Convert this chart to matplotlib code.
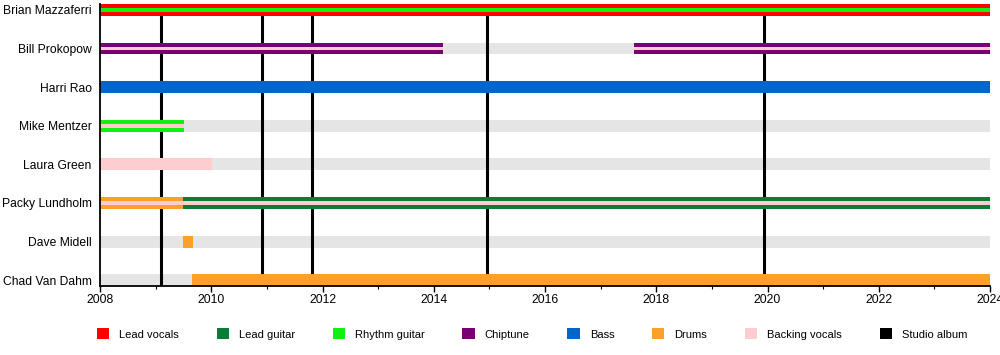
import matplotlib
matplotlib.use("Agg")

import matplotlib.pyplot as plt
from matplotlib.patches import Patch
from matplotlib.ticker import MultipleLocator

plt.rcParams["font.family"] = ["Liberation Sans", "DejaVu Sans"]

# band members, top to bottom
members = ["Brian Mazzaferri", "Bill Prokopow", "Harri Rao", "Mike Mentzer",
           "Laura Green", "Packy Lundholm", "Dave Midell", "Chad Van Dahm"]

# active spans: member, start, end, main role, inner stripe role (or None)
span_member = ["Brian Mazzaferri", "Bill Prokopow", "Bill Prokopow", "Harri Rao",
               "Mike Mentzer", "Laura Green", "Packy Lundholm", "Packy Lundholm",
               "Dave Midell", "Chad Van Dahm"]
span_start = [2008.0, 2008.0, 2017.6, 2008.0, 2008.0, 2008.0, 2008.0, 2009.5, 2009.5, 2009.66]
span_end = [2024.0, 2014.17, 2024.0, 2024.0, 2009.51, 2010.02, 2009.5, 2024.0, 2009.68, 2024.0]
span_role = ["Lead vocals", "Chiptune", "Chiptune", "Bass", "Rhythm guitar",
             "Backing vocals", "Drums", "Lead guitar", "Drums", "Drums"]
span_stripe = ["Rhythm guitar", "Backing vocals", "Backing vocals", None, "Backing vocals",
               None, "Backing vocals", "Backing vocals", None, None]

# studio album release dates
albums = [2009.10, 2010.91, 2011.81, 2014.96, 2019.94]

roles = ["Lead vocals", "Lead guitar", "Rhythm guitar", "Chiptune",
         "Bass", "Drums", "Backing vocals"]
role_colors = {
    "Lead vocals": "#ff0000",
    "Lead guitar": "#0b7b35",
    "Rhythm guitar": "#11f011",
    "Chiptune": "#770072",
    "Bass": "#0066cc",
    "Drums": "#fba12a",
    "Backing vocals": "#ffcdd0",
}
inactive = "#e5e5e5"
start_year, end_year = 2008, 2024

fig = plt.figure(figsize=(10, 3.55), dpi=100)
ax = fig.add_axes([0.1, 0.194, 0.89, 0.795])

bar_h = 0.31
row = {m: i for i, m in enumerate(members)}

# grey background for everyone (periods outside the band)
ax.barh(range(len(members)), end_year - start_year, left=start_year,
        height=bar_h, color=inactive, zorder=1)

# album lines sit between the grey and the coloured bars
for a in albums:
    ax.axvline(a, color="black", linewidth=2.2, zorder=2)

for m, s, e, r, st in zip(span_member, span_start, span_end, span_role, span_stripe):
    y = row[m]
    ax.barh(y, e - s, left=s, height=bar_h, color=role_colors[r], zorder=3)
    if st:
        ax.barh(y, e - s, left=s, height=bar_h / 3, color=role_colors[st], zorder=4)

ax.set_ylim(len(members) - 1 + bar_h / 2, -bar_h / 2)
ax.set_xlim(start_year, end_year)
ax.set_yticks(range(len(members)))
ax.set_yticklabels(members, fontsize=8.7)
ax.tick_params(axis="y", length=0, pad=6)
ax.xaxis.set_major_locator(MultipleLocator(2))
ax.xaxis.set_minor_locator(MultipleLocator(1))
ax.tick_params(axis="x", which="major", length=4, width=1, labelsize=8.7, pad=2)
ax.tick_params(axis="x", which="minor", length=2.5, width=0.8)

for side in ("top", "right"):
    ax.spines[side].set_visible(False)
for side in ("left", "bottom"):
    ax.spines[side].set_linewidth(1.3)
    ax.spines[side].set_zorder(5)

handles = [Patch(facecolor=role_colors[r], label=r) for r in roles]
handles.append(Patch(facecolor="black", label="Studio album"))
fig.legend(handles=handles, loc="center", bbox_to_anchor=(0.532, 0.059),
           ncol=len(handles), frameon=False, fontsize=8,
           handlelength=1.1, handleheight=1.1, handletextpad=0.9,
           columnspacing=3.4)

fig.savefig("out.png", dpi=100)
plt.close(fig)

----

Work required
Copy out all of the data word for word. Do not carry over any picture.

Exercise solution
Convert this chart to matplotlib code.
import matplotlib
matplotlib.use("Agg")

import matplotlib.pyplot as plt
from matplotlib.patches import Patch
from matplotlib.ticker import MultipleLocator

plt.rcParams["font.family"] = ["Liberation Sans", "DejaVu Sans"]

# band members, top to bottom
members = ["Brian Mazzaferri", "Bill Prokopow", "Harri Rao", "Mike Mentzer",
           "Laura Green", "Packy Lundholm", "Dave Midell", "Chad Van Dahm"]

# active spans: member, start, end, main role, inner stripe role (or None)
span_member = ["Brian Mazzaferri", "Bill Prokopow", "Bill Prokopow", "Harri Rao",
               "Mike Mentzer", "Laura Green", "Packy Lundholm", "Packy Lundholm",
               "Dave Midell", "Chad Van Dahm"]
span_start = [2008.0, 2008.0, 2017.6, 2008.0, 2008.0, 2008.0, 2008.0, 2009.5, 2009.5, 2009.66]
span_end = [2024.0, 2014.17, 2024.0, 2024.0, 2009.51, 2010.02, 2009.5, 2024.0, 2009.68, 2024.0]
span_role = ["Lead vocals", "Chiptune", "Chiptune", "Bass", "Rhythm guitar",
             "Backing vocals", "Drums", "Lead guitar", "Drums", "Drums"]
span_stripe = ["Rhythm guitar", "Backing vocals", "Backing vocals", None, "Backing vocals",
               None, "Backing vocals", "Backing vocals", None, None]

# studio album release dates
albums = [2009.10, 2010.91, 2011.81, 2014.96, 2019.94]

roles = ["Lead vocals", "Lead guitar", "Rhythm guitar", "Chiptune",
         "Bass", "Drums", "Backing vocals"]
role_colors = {
    "Lead vocals": "#ff0000",
    "Lead guitar": "#0b7b35",
    "Rhythm guitar": "#11f011",
    "Chiptune": "#770072",
    "Bass": "#0066cc",
    "Drums": "#fba12a",
    "Backing vocals": "#ffcdd0",
}
inactive = "#e5e5e5"
start_year, end_year = 2008, 2024

fig = plt.figure(figsize=(10, 3.55), dpi=100)
ax = fig.add_axes([0.1, 0.194, 0.89, 0.795])

bar_h = 0.31
row = {m: i for i, m in enumerate(members)}

# grey background for everyone (periods outside the band)
ax.barh(range(len(members)), end_year - start_year, left=start_year,
        height=bar_h, color=inactive, zorder=1)

# album lines sit between the grey and the coloured bars
for a in albums:
    ax.axvline(a, color="black", linewidth=2.2, zorder=2)

for m, s, e, r, st in zip(span_member, span_start, span_end, span_role, span_stripe):
    y = row[m]
    ax.barh(y, e - s, left=s, height=bar_h, color=role_colors[r], zorder=3)
    if st:
        ax.barh(y, e - s, left=s, height=bar_h / 3, color=role_colors[st], zorder=4)

ax.set_ylim(len(members) - 1 + bar_h / 2, -bar_h / 2)
ax.set_xlim(start_year, end_year)
ax.set_yticks(range(len(members)))
ax.set_yticklabels(members, fontsize=8.7)
ax.tick_params(axis="y", length=0, pad=6)
ax.xaxis.set_major_locator(MultipleLocator(2))
ax.xaxis.set_minor_locator(MultipleLocator(1))
ax.tick_params(axis="x", which="major", length=4, width=1, labelsize=8.7, pad=2)
ax.tick_params(axis="x", which="minor", length=2.5, width=0.8)

for side in ("top", "right"):
    ax.spines[side].set_visible(False)
for side in ("left", "bottom"):
    ax.spines[side].set_linewidth(1.3)
    ax.spines[side].set_zorder(5)

handles = [Patch(facecolor=role_colors[r], label=r) for r in roles]
handles.append(Patch(facecolor="black", label="Studio album"))
fig.legend(handles=handles, loc="center", bbox_to_anchor=(0.532, 0.059),
           ncol=len(handles), frameon=False, fontsize=8,
           handlelength=1.1, handleheight=1.1, handletextpad=0.9,
           columnspacing=3.4)

fig.savefig("out.png", dpi=100)
plt.close(fig)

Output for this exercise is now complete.